For the College Times’ December 2014 issue, I interviewed Williams F1 engineer, Rob Smedley.

  • What made you get into motorsport and as a child which type of Motorsport and person was your favourite?
  • My Dad took me to the British GP and I was somewhat hooked. I was captured by the engineering beauty and excellence of Grand Prix cars and knew that I wanted to be involved with them on an engineering level somehow.


  • What attracted you to Ferrari although you chose to work in their test team at first?
  • They are a huge team with a big resource and as an engineer that was an exciting prospect. Essentially having the resource both in fiscal and personnel terms to explore different technical areas to gain an advantage over other teams was an attraction. Additionally, at the time when I went there, they had some of the best people in Formula 1 and it was an honour to be part of that group


  • How did you feel afterwards when Massa won the world championship in 2008 for just five seconds before Lewis Hamilton cruelly snatched it away from him considering that every engineer wants to win the championship with their driver and it looked extremely unlikely that Hamilton would snatch it away once Massa crossed the line in a typical Brazil race when the championship ends up going to the wire in Brazil and it rains on race day as seen in 2012?
  • Lewis Hamilton won it and he won it because he and his team were better than anyone else. I therefore felt fine. I felt that we had given it our best shot and been beaten by a better outfit. Formula 1 racing is a business but more importantly than that it is a sport and you must learn to take the many lows that sport will throw at you if you’re ever to be successful.
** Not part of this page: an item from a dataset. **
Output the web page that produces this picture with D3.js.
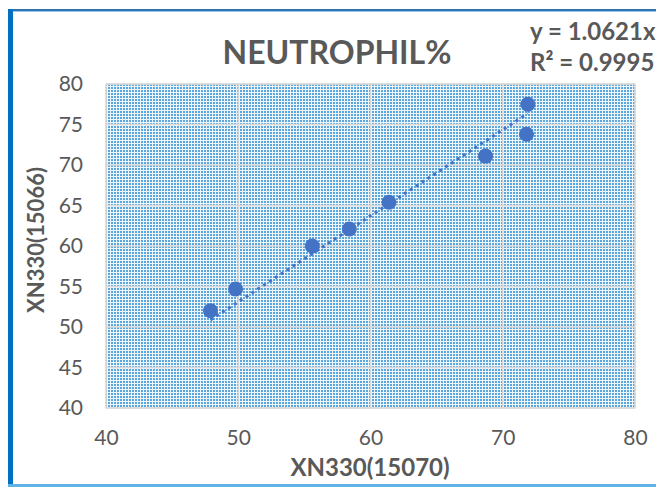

  • When Felipe was injured at the 2009 Hungarian GP in qualifying, what was going through your mind seeing your driver badly injured and did you worry about your job because it could have had wide implications if it wasn’t a spring from Reuben Barrichello’s Brawn car that struck Massa because as race engineer, you would have had to take the flak and face questions from the media?
  • Felipe is a colleague and a good friend so my concern was for him and his immediate situation. And of course it remained like that whilst we waited for him to recover. The “technical” aspects were of secondary importance.


  • At the 2010 German GP, you had to deliver a message telling Massa to let Alonso through, how difficult was it considering that a year ago in 2009 Massa had the accident that could of cost him his life and now he was being told that he is too slow to be the leading Ferrari basically and as the years have gone on, Massa has been referred to as ‘Ferrari’s number two driver’ because Alonso was basically controlling the team from a viewer perspective according to what I have learnt from the media. How did hearing people refer to Massa as Ferrari’s number two driver feel as a personal friend to him?
  • The two Ferrari drivers were and still are given equal machinery with which to fight. There is no number 1 or 2, they are equal. If the media have an opinion on things then it should remain just that; an opinion.


  • When Massa left Ferrari, did you feel that it was time to move on and try a new challenge at Williams and did Ferrari try and persuade you stay on although you used to work with William’s BTCC team in 1999?
  • Felipe leaving Ferrari had nothing to do with my decision. I had taken it long before that. Williams offered me a good challenge working to rebuild the team to its former glory. That is what we are doing now. I had a good period at Ferrari and will be forever indebted to them but as with a lot of things it was time for something new


  • How different are Williams to Ferrari and what are your hopes for the future with Williams considering that you now have Valtteri Bottas showing his full potential and proving that not doing GP2 in 2012 and instead doing practise sessions was the correct decision?
  • My hope for Williams is simple; I want them to win World Championships again and return to the outfit that they have the potential to do. 


  • Can you give your views on GP2 & 3? Because many of today’s F1 stars have come through those series with Bottas and Daniil  Kvyat from Toro Rosso being examples of those who jumped from GP3 to F1 whilst Lewis Hamilton and Nico Rosberg came through GP2 in the same year but joined different teams till 2013 when Hamilton joined Rosberg at Mercedes. The racing in these series is just as exciting although GP2 is introducing DRS in 2015 when the drivers can overtake brilliantly without it already so what is your view on GP2 introducing DRS?
  • I think that both GP2 and GP3 are very good series indeed. Formula 1 needs the “feeder” series where young drivers can hone and demonstrate their talent. We do need however to keep the costs under control to ensure that the driver’s talent is the principal metric rather than how much budget he can find. The other thing that I feel we need to be more proactive about is that young racing drivers receive a proper formal education. This is the responsibility of not only the GP2 and GP3 teams but the F1 teams who sponsor a driver through his formative years.


  • Would you recommend F1 and why to those doing business studies in light of Caterham and Marussia going into administration and more teams apparently to follow such as Sauber according to media reports? Would having a maximum customer team charge help teams?
  • Clearly F1 needs a better business model if two teams have gone into administration in the space of a week so yes; I would recommend that more Business Studies students get involved.


  • Can you explain to our students how you came to have a successful career in motorsport?
  • Hard work


  • Why should students aspire to follow in your footsteps? (Benefits of your role)
  • They shouldn’t aspire to follow in my footsteps and I would never advocate this. This should however aspire to excellence in whatever their chosen field is. Never give up on what is important to you.


  • How do you capture the attention of a motorsport team? What skills and attributes are they looking for?
  • Academic excellence is a given but look to do something slightly different that makes you stand out from the crowd.